The Downtown Plaza demolition is going as scheduled. By the end of October, the mall will be completely wiped from the Sacramento landscape, but the memory of what used to be has already dissipated from most Sacramentans minds.
“We’re on schedule and doing very well,” Turner Construction project manager Gary Ralls said. “Things are going as planned.”
This is no longer an outdoor mall with little foot traffic and empty store fronts. It is the new home of a $477-million entertainment and sports complex that will house the Sacramento Kings for the next 35-plus years. And it marks the beginning of a complete revitalization of the city’s core.
On Thursday afternoon, Ralls along with Lorenzo Butler, the Sacramento Kings Director of Public Relations, took us for a tour of the open job site. We were handed white hard hats, bright-yellow vests and safety goggles before being led through the maze of excavators and makeshift barriers.
Finished in 1993, the Plaza was long overdue for a facelift, but this is different. Gone are the stucco arches and the C-court rotunda will soon be sitting in a scrap heap somewhere. The food court area is still open for business, as is Macy’s and a new Sacramento Kings team store. But the heart of the mall has the look of a war zone.
Deemed a true public/private partnership, the new downtown arena will open in October 2016, just in time for the 2016-17 NBA season. You can view a running clock that counts down the seconds to opening night on SacramentoESC.com. Just 771 days until grand opening!
According to the Sacramento Kings, it will be a technological wonder and the next generation of professional arenas. But for today, there are day-to-day construction concerns that need addressing.
What little opposition remaining to the project has focused on the minutiae. California is in a drought and construction projects requires the use of water. But Turner is doing their part to conserve the precious resource in the building process.
“We’re actually using less than we thought we would,” Ralls said. “I think we projected that we’d use around 30,000 gallons a day and we’re using between 16-22,000 gallons a day. We are monitoring that closely. Part of our mitigation with air quality is that we wet down all the debris to keep down the dust and so it’s a necessary evil we have to do.”
Fire hoses are running non-stop trying to combat the dust. They are aimed at giant pieces of equipment that are taxed with separating steel from concrete. Giant shredders are running most of the day, breaking down materials that previously made up the interior of the mall.
According to Ralls, as much as 75 percent of the demolished materials will be recycled. Some of them will go back into the project, while portions of the estimated 75-80,000 tons of concrete can be crushed and used for road base or fill.

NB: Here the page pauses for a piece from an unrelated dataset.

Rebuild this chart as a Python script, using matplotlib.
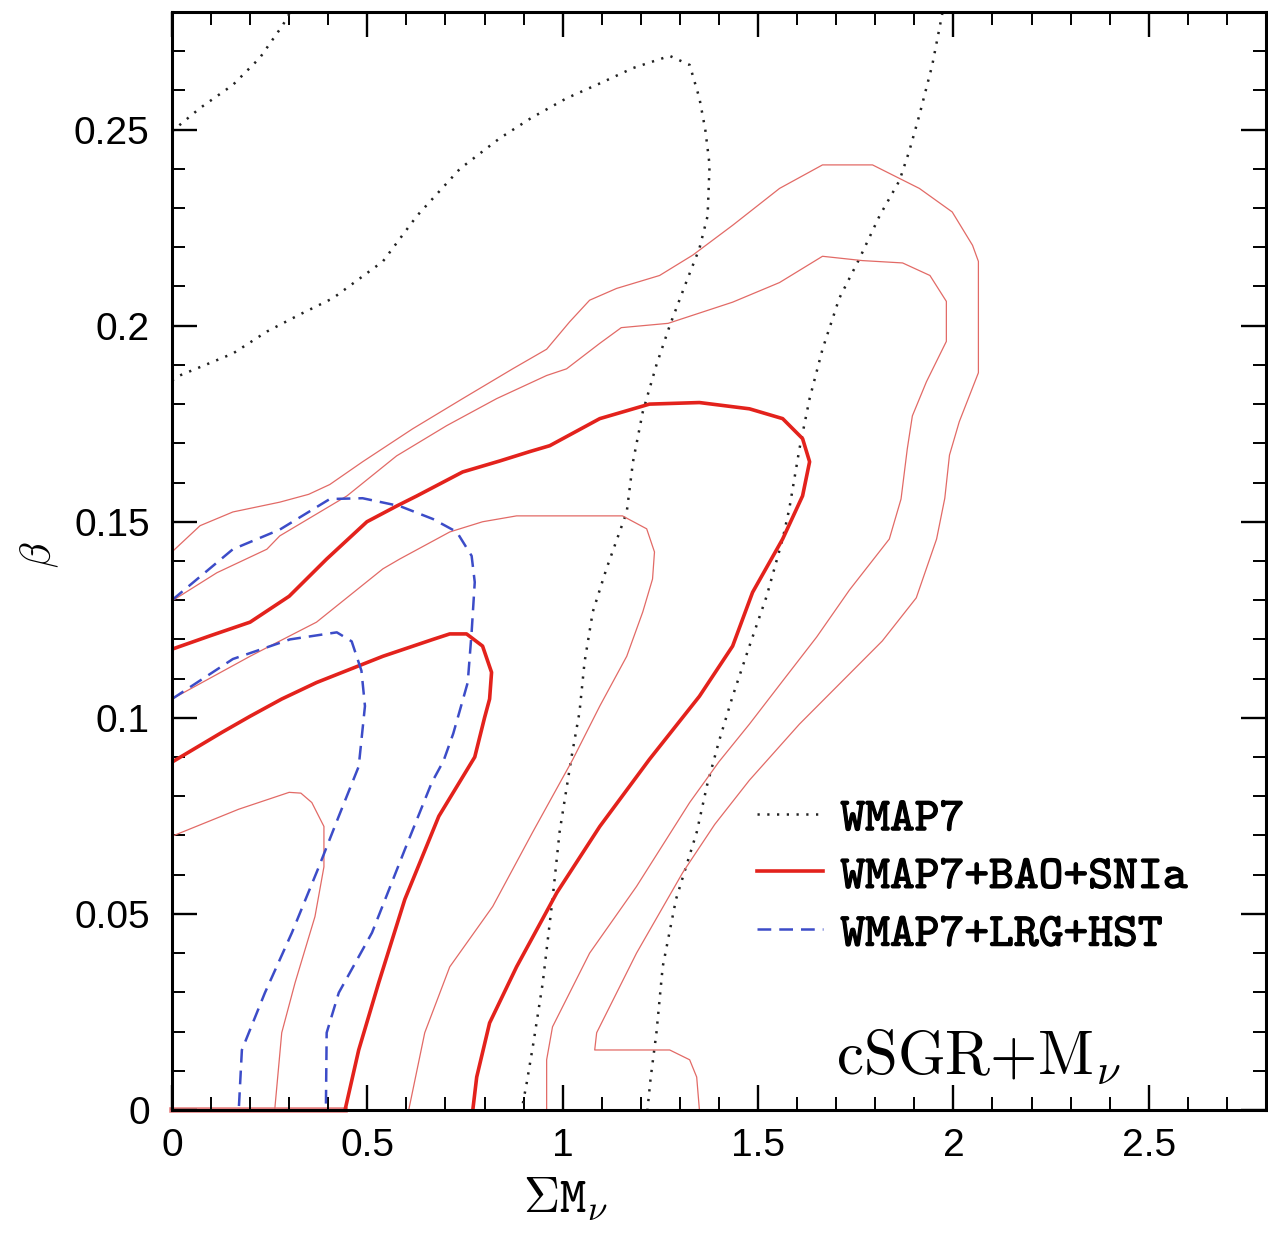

Contrary to what some opposition feared, traffic is another issue that has been a non-factor early in the demolition cycle.
“We’ve had no issues of traffic,” Ralls said. “In fact, we’ve asked some of the local people we see going in and out of the garages if they have any problems with the traffic and we’ve had no complaints.”
Turner is doing their best to reduce noise levels as well by using insulated sound panels. Inside the construction zone, there was plenty of noise, but outside, it was business as usual for one of Sacramento’s busiest streets.
Ralls refused to give hard timelines for the project, but he said that after demolition, we should expect steel to begin rising from the site next February or March.
Once considered a pipe dream, the new Sacramento Kings arena is well on its way. The exterior walls to the building that formally housed the Men’s Macy’s Store will come down sometime in the next week or two. Like the other buildings in the mall, it will have to come down brick by brick.
This tour of the site was the first of many. The Sacramento Kings appear ready to keep the media informed throughout the building process.